Every line of the material below should be repeated exactly.
= = = = = = =
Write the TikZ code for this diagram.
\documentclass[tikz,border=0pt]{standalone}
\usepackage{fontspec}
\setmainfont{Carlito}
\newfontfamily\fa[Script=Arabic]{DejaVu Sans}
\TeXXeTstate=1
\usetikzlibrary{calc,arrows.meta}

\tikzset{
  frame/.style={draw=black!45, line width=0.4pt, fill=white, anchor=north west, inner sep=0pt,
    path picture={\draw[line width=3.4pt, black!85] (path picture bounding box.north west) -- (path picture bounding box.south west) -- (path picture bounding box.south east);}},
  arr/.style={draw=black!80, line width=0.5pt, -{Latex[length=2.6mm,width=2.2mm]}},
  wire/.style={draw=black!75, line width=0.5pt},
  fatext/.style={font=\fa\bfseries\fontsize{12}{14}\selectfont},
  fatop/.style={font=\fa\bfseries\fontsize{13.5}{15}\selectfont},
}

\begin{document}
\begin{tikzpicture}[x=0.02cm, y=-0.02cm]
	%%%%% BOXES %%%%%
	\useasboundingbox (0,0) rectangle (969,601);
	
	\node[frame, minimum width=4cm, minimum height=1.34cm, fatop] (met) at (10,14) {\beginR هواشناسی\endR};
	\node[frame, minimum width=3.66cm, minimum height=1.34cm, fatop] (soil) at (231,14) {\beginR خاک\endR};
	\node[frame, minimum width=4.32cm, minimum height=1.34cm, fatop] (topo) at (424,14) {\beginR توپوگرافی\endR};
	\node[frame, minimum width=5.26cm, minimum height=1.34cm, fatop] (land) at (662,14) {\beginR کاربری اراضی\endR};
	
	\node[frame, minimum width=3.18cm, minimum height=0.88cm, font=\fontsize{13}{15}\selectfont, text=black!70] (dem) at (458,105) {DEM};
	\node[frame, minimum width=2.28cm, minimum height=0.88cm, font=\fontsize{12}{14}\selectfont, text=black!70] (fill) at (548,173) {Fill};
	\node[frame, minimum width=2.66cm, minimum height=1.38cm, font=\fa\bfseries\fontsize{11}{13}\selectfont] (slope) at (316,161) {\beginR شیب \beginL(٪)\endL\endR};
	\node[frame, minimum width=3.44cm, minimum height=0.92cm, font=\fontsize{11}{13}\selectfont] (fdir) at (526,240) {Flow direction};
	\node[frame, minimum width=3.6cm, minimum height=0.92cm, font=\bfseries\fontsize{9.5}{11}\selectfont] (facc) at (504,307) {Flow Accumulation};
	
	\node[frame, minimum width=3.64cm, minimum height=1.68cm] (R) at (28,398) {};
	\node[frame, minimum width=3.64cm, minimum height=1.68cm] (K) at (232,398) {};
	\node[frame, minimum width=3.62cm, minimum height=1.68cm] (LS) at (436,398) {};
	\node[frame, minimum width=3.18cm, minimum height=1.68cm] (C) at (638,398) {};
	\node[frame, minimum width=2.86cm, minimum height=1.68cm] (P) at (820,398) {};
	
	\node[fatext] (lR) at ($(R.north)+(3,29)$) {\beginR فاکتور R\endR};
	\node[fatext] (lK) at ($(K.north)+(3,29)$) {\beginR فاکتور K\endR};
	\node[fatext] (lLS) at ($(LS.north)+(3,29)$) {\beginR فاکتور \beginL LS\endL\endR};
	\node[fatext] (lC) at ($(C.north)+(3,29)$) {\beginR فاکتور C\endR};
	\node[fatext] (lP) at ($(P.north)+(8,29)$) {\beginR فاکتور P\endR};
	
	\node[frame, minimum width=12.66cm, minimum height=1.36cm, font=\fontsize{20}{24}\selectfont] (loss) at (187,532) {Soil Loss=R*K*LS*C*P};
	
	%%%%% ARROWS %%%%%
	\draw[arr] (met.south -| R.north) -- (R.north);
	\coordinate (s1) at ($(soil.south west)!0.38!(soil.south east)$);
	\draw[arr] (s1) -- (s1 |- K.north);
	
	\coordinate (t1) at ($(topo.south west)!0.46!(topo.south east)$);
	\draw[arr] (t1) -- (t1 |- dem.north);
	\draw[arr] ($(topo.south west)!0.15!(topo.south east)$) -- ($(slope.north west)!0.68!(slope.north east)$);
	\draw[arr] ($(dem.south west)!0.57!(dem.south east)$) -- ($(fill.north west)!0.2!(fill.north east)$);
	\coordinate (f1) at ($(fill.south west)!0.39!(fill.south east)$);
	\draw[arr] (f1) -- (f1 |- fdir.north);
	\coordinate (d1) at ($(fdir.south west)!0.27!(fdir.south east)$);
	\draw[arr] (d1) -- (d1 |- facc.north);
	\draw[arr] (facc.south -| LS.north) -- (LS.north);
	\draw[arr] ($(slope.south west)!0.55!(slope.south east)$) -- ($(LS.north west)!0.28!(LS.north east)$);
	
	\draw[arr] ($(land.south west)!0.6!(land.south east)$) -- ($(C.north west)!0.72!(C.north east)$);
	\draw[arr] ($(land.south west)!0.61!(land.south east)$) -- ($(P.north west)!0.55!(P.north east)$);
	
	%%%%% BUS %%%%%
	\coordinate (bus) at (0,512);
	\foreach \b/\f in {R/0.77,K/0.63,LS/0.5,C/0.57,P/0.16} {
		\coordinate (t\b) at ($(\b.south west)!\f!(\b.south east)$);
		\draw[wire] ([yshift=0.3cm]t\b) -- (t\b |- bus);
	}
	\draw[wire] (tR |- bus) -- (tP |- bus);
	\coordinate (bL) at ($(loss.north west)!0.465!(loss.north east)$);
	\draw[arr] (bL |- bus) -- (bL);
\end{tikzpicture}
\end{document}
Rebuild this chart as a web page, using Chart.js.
= = = = = = =
- OUTPUT FOR THIS EXERCISE:
Write the TikZ code for this diagram.
\documentclass[tikz,border=0pt]{standalone}
\usepackage{fontspec}
\setmainfont{Carlito}
\newfontfamily\fa[Script=Arabic]{DejaVu Sans}
\TeXXeTstate=1
\usetikzlibrary{calc,arrows.meta}

\tikzset{
  frame/.style={draw=black!45, line width=0.4pt, fill=white, anchor=north west, inner sep=0pt,
    path picture={\draw[line width=3.4pt, black!85] (path picture bounding box.north west) -- (path picture bounding box.south west) -- (path picture bounding box.south east);}},
  arr/.style={draw=black!80, line width=0.5pt, -{Latex[length=2.6mm,width=2.2mm]}},
  wire/.style={draw=black!75, line width=0.5pt},
  fatext/.style={font=\fa\bfseries\fontsize{12}{14}\selectfont},
  fatop/.style={font=\fa\bfseries\fontsize{13.5}{15}\selectfont},
}

\begin{document}
\begin{tikzpicture}[x=0.02cm, y=-0.02cm]
	%%%%% BOXES %%%%%
	\useasboundingbox (0,0) rectangle (969,601);
	
	\node[frame, minimum width=4cm, minimum height=1.34cm, fatop] (met) at (10,14) {\beginR هواشناسی\endR};
	\node[frame, minimum width=3.66cm, minimum height=1.34cm, fatop] (soil) at (231,14) {\beginR خاک\endR};
	\node[frame, minimum width=4.32cm, minimum height=1.34cm, fatop] (topo) at (424,14) {\beginR توپوگرافی\endR};
	\node[frame, minimum width=5.26cm, minimum height=1.34cm, fatop] (land) at (662,14) {\beginR کاربری اراضی\endR};
	
	\node[frame, minimum width=3.18cm, minimum height=0.88cm, font=\fontsize{13}{15}\selectfont, text=black!70] (dem) at (458,105) {DEM};
	\node[frame, minimum width=2.28cm, minimum height=0.88cm, font=\fontsize{12}{14}\selectfont, text=black!70] (fill) at (548,173) {Fill};
	\node[frame, minimum width=2.66cm, minimum height=1.38cm, font=\fa\bfseries\fontsize{11}{13}\selectfont] (slope) at (316,161) {\beginR شیب \beginL(٪)\endL\endR};
	\node[frame, minimum width=3.44cm, minimum height=0.92cm, font=\fontsize{11}{13}\selectfont] (fdir) at (526,240) {Flow direction};
	\node[frame, minimum width=3.6cm, minimum height=0.92cm, font=\bfseries\fontsize{9.5}{11}\selectfont] (facc) at (504,307) {Flow Accumulation};
	
	\node[frame, minimum width=3.64cm, minimum height=1.68cm] (R) at (28,398) {};
	\node[frame, minimum width=3.64cm, minimum height=1.68cm] (K) at (232,398) {};
	\node[frame, minimum width=3.62cm, minimum height=1.68cm] (LS) at (436,398) {};
	\node[frame, minimum width=3.18cm, minimum height=1.68cm] (C) at (638,398) {};
	\node[frame, minimum width=2.86cm, minimum height=1.68cm] (P) at (820,398) {};
	
	\node[fatext] (lR) at ($(R.north)+(3,29)$) {\beginR فاکتور R\endR};
	\node[fatext] (lK) at ($(K.north)+(3,29)$) {\beginR فاکتور K\endR};
	\node[fatext] (lLS) at ($(LS.north)+(3,29)$) {\beginR فاکتور \beginL LS\endL\endR};
	\node[fatext] (lC) at ($(C.north)+(3,29)$) {\beginR فاکتور C\endR};
	\node[fatext] (lP) at ($(P.north)+(8,29)$) {\beginR فاکتور P\endR};
	
	\node[frame, minimum width=12.66cm, minimum height=1.36cm, font=\fontsize{20}{24}\selectfont] (loss) at (187,532) {Soil Loss=R*K*LS*C*P};
	
	%%%%% ARROWS %%%%%
	\draw[arr] (met.south -| R.north) -- (R.north);
	\coordinate (s1) at ($(soil.south west)!0.38!(soil.south east)$);
	\draw[arr] (s1) -- (s1 |- K.north);
	
	\coordinate (t1) at ($(topo.south west)!0.46!(topo.south east)$);
	\draw[arr] (t1) -- (t1 |- dem.north);
	\draw[arr] ($(topo.south west)!0.15!(topo.south east)$) -- ($(slope.north west)!0.68!(slope.north east)$);
	\draw[arr] ($(dem.south west)!0.57!(dem.south east)$) -- ($(fill.north west)!0.2!(fill.north east)$);
	\coordinate (f1) at ($(fill.south west)!0.39!(fill.south east)$);
	\draw[arr] (f1) -- (f1 |- fdir.north);
	\coordinate (d1) at ($(fdir.south west)!0.27!(fdir.south east)$);
	\draw[arr] (d1) -- (d1 |- facc.north);
	\draw[arr] (facc.south -| LS.north) -- (LS.north);
	\draw[arr] ($(slope.south west)!0.55!(slope.south east)$) -- ($(LS.north west)!0.28!(LS.north east)$);
	
	\draw[arr] ($(land.south west)!0.6!(land.south east)$) -- ($(C.north west)!0.72!(C.north east)$);
	\draw[arr] ($(land.south west)!0.61!(land.south east)$) -- ($(P.north west)!0.55!(P.north east)$);
	
	%%%%% BUS %%%%%
	\coordinate (bus) at (0,512);
	\foreach \b/\f in {R/0.77,K/0.63,LS/0.5,C/0.57,P/0.16} {
		\coordinate (t\b) at ($(\b.south west)!\f!(\b.south east)$);
		\draw[wire] ([yshift=0.3cm]t\b) -- (t\b |- bus);
	}
	\draw[wire] (tR |- bus) -- (tP |- bus);
	\coordinate (bL) at ($(loss.north west)!0.465!(loss.north east)$);
	\draw[arr] (bL |- bus) -- (bL);
\end{tikzpicture}
\end{document}
Rebuild this chart as a web page, using Chart.js.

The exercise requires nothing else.